John Vastmans, CEO of Top-Off, commented that, “We placed two new layers of asphalt on the runway, which amounted to 222,000 square meters and about 60,000 tons. The work had to be 90% done in just five days. That is to say: we milled at a rate of more than 10,000 tons a day.”
Top-Off’s team started by milling the old asphalt layer off the runway in order to apply the new asphalt onto an optimal terrain model. Grevendonck explains, “The 3D model supplied by Brussels Airport Company ensured the best possible sub-foundation for the new asphalt layer – and if there’s one place where an even, flat layer is important, it’s on a runway.”
When it came to milling, Topcon’s solutions had a significant impact on the efficiency of the project’s turnaround, with its 3D millimeter GPS system ensuring the inevitable airport hustle and bustle was far less disruptive than it might have been. The solution combines the advantages of laser with GPS (multi-user and 3D), transmitting a 10m tall sheet of light to map a more accurate picture of the site, with a diameter of up to 600m.
Another example of technology being used in transport projects is the role that BIM (Building Information Modelling) will play in in the restoration and extension of the Gent-Sint-Pieters railway station in Ghent, Belgium.
Eiffage is set to play a major role in the project and, along with subsidiary companies of the French contractor – Antwerpse Bouwwerken and Valens – will lead a consortium undertaking the project, on behalf of the Belgian national rail operator.
The total cost of is approximately €100 million (US$122 million). One of the most significant elements of the project is a huge new roof, which will cover seven of the station’s platforms. The contractors’ construction method will include logistical processes based on a dynamic BIM model, while building operations will need to be phased, as the station will remain operational throughout the works period.
Eiffage said the BIM model, “will provide an overview of logistical movements, such as the removal of demolition and earthwork debris or the supply of construction and raw materials, so that the construction process can be organised to keep the works’ impact to a minimum.”
Is hyperloop the next big thing?
The inception of the first working and commercially viable hyperloop system may still be some way off, but progress in this sector – which not too long ago felt like something out of science fiction – is certainly occurring.
Numerous companies are working on their own hyperloops. The system uses moving electromagnetic fields to levitate and propel vehicles within a low-pressure tube. Extremely high speeds can be achieved, due to ultra-low aerodynamic drag on the vehicle.
One of the leading companies is Virgin Hyperloop – last year the company announced that its global Hyperloop Certification Center will be located in the state of West Virginia, US.
Sir Richard Branson, founder of the Virgin Group, said, “The Hyperloop Certification Center is the start of the hyperloop journey for West Virginia, for the US, and for the world. We’re one step closer to making hyperloop travel a reality for people everywhere.”

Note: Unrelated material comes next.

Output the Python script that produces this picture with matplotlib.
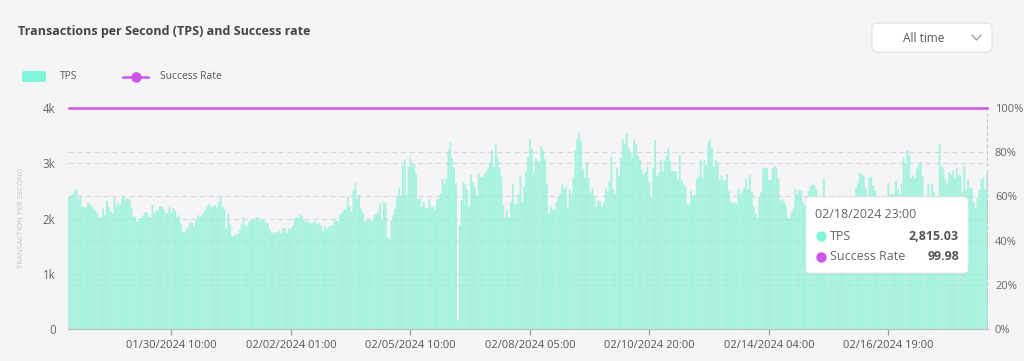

Virgin Hyperloop aims to be safety certified by 2025 and begin commercial operations by 2030.
Another development in this sector occurred in 2020 when two European committees joined forces to assist in the development of standards for everything from components and infrastructure to communications related to hyperloops. The Joint Technical Committee is dedicated to the standardisation of future hyperloop systems.
The consortium of hyperloop companies comprises Hardt Hyperloop (from the Netherlands), Hyper Poland (from Poland), TransPod (from Canada), and Zeleros Hyperloop (from Spain).
It remains to be seen whether hyperloops will be a mega trend for the transport industry, but there is no doubt that the projects that will be conceived and constructed in the future will be more ambitious, environmentally friendly and packed with technology than ever before.